Les manifestations citoyennes, avertissant des supposés effets nocifs du gaz de schiste pour la population, ne se sont pas fait attendre. Dans une Europe qui se bat pour maintenir sa compétitivité économique, la promesse d’un gaz « Made in EU » en a fait rêver plus d’un.
Certains pays européens comme la Pologne, l’Angleterre, la France ou encore l’Espagne ont des réserves importantes de gaz de schiste, un gaz naturel bloqué dans la roche du sous-sol. A première vue, cela semble être une bonne nouvelle. Parmi les combustibles fossiles, ce gaz naturel est connu pour être un combustible relativement « propre » et son exploitation permettrait de diminuer la dépendance énergétique du continent comme le font déjà les États-Unis.
Jusque là, tout semble être un heureux hasard. C’est exactement ce qu’a dû penser Josh Fox quand il a reçu un jour chez lui une lettre lui offrant 100 000 dollars par an pour permettre à une entreprise d’exploiter le gaz sous son terrain, situé aux bords du fleuve Delaware aux États-Unis. Cependant, une bonne dose d’intuition et une autre de méfiance l’ont poussé à prendre sa voiture, à s’équiper d’un appareil photo et à mener l’enquête sur les effets du fracking (fracturation hydraulique) dans plusieurs endroits des États-Unis où l’exploitation a débuté en 2005. Le résultat en est le récit terrifiant de Gasland, un documentaire qui a remporté en 2010 le Prix Spécial du Jury au Festival de Cinéma de Sundance et qui est aujourd’hui plus que jamais d’actualité de l’autre côté de l’Atlantique.
Des risques pas si faibles que ça
Le fracking consiste à réaliser une perforation verticale profonde (entre 1000 et 5000 mètres) et une autre horizontale au niveau de la couche souterraine de l’ardoise. Dans la fissure alors créée, on injecte de l’eau, du sable et des produits chimiques à haute pression pour fracturer les roches qui contiennent le gaz de schiste et procéder à son extraction.
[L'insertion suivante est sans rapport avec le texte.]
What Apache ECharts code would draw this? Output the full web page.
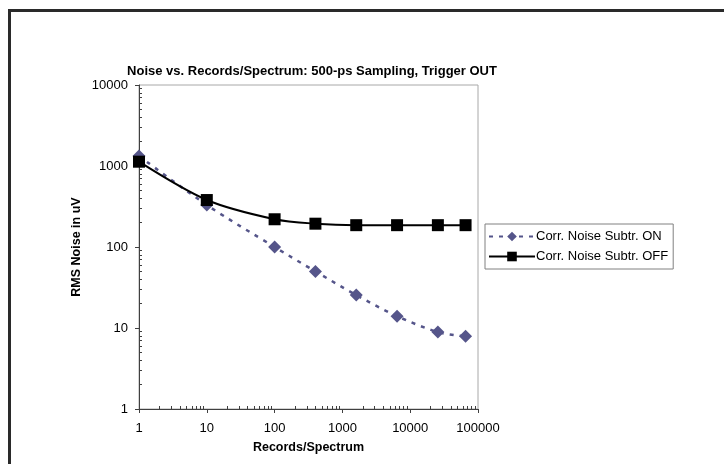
<!DOCTYPE html>
<html>
<head>
<meta charset="utf-8">
<script src="https://cdn.jsdelivr.net/npm/echarts@6/dist/echarts.min.js"></script>
<style>
html,body{margin:0;padding:0;background:#fff;}
#frame{position:absolute;left:8px;top:9px;width:740px;height:480px;border-top:3px solid #2a2a2a;border-left:3px solid #2a2a2a;box-sizing:border-box;}
#chart{position:absolute;left:0;top:0;width:724px;height:464px;}
</style>
</head>
<body>
<div id="frame"></div>
<div id="chart"></div>
<script>
const titleText = 'Noise vs. Records/Spectrum: 500-ps Sampling, Trigger OUT';
const xAxisName = 'Records/Spectrum';
const yAxisName = 'RMS Noise in uV';
const seriesNames = ['Corr. Noise Subtr. ON', 'Corr. Noise Subtr. OFF'];
const records = [1, 10, 100, 400, 1600, 6400, 25600, 65536];
const noiseOn = [1330, 330, 100, 50, 25.5, 14, 8.9, 7.9];
const noiseOff = [1130, 380, 220, 194, 186, 186, 186, 186];
const xDecades = [1, 10, 100, 1000, 10000];
const yDecades = [1, 10, 100, 1000];
const minorMultipliers = [2, 3, 4, 5, 6, 7, 8, 9];

function minorTicks(decades) {
  const out = [];
  decades.forEach(d => minorMultipliers.forEach(m => out.push(d * m)));
  return out;
}

const font = '"Liberation Sans", Arial, sans-serif';
const chart = echarts.init(document.getElementById('chart'), null, {renderer: 'canvas'});

const gridLeft = 139, gridTop = 85, gridRight = 246, gridBottom = 55;
const gridW = 724 - gridLeft - gridRight;
const gridH = 464 - gridTop - gridBottom;
const plainNum = v => String(Math.round(v));

chart.setOption({
  animation: false,
  textStyle: {fontFamily: font},
  title: {
    text: titleText,
    left: 307, textAlign: 'center', top: 60,
    textStyle: {fontFamily: font, fontSize: 13, fontWeight: 'bold', color: '#000'}
  },
  grid: {
    left: gridLeft, top: gridTop, right: gridRight, bottom: gridBottom,
    show: true, borderColor: '#a8a8a8', borderWidth: 1, backgroundColor: 'transparent',
    outerBoundsMode: 'none'
  },
  legend: {
    orient: 'vertical', left: 485, top: 224,
    itemWidth: 46, itemHeight: 12, itemGap: 7,
    padding: [6, 5, 6, 3],
    borderColor: '#808080', borderWidth: 1,
    textStyle: {fontFamily: font, fontSize: 13, color: '#000', padding: [0, 0, 0, -4]},
    data: seriesNames
  },
  xAxis: [{
    type: 'log', logBase: 10, min: 1, max: 100000,
    name: xAxisName, nameLocation: 'middle', nameGap: 32,
    nameTextStyle: {fontFamily: font, fontSize: 12.5, fontWeight: 'bold', color: '#000'},
    axisLine: {show: true, lineStyle: {color: '#404040', width: 1}},
    axisTick: {show: true, length: 4, lineStyle: {color: '#404040'}},
    axisLabel: {fontFamily: font, fontSize: 13, color: '#000', margin: 13, formatter: plainNum},
    splitLine: {show: false}
  }, {
    type: 'log', logBase: 10, min: 1, max: 100000,
    position: 'top', offset: -gridH,
    axisLine: {show: false},
    axisTick: {show: true, inside: false, length: 3, customValues: minorTicks(xDecades), lineStyle: {color: '#404040'}},
    axisLabel: {show: false},
    splitLine: {show: false}
  }],
  yAxis: [{
    type: 'log', logBase: 10, min: 1, max: 10000,
    name: yAxisName, nameLocation: 'middle', nameGap: 56,
    nameTextStyle: {fontFamily: font, fontSize: 12.5, fontWeight: 'bold', color: '#000'},
    axisLine: {show: true, lineStyle: {color: '#404040', width: 1}},
    axisTick: {show: true, length: 4, lineStyle: {color: '#404040'}},
    axisLabel: {fontFamily: font, fontSize: 13, color: '#000', margin: 11, formatter: plainNum},
    splitLine: {show: false}
  }, {
    type: 'log', logBase: 10, min: 1, max: 10000,
    position: 'right', offset: -gridW,
    axisLine: {show: false},
    axisTick: {show: true, inside: false, length: 3, customValues: minorTicks(yDecades), lineStyle: {color: '#404040'}},
    axisLabel: {show: false},
    splitLine: {show: false}
  }],
  series: [{
    name: seriesNames[0], type: 'line',
    data: records.map((x, i) => [x, noiseOn[i]]),
    smooth: 0.3,
    symbol: 'diamond', symbolSize: 13,
    itemStyle: {color: '#55558a'},
    lineStyle: {color: '#55558a', width: 2.5, type: [4, 6]},
    z: 2
  }, {
    name: seriesNames[1], type: 'line',
    data: records.map((x, i) => [x, noiseOff[i]]),
    smooth: 0.3,
    symbol: 'rect', symbolSize: 12,
    itemStyle: {color: '#000'},
    lineStyle: {color: '#000', width: 2},
    z: 3
  }]
});
</script>
</body>
</html>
Le principal risque du fracking réside dans la contamination des aquifères, provoquée par les fuites des produits chimiques injectés. Les additifs toxiques utilisés pour la fracturation circulent à travers l’eau et l’air et touchent les communes voisines avec de graves impacts sur la santé de leurs habitants. On ne peut pas non plus omettre le lien entre le fracking et les tremblements de terre qui ont conduit à l’interruption de l’exploitation de quelques puits en Angleterre. Enfin, bien que l’industrie gazière soutienne qu’il s’agit d’un combustible fossile plus propre que le charbon ou le pétrole, une étude de l’Université de Cornell a démontré que son empreinte carbone est supérieure à celles de ces autres combustibles.
Le débat est ouvert
L’Europe est divisée sur ce sujet. Des pays comme la Pologne ou l’Angleterre ont délivré des licences d’exploitation du gaz de schiste ou encore disposent de puits, à l’image de nombreux autres États qui ont également concédés des licences d’exploration. D’autres, comme la France ou la Bulgarie, ont interdit le « fracking » du fait de ses risques pour l’environnement. Ce clivage se reflète dans les messages de la Commission européenne. En 2011, la Commission de l’Environnement, de la Santé Publique et de la Sécurité Alimentaire du Parlement européen a réalisé une étude concluant qu’il fallait développer une régulation au niveau européen pour la fracturation hydraulique. Cependant, les conclusions d’une nouvelle étude publiée en début d’année affirment qu’une régulation environnementale additionnelle n’est pas nécessaire.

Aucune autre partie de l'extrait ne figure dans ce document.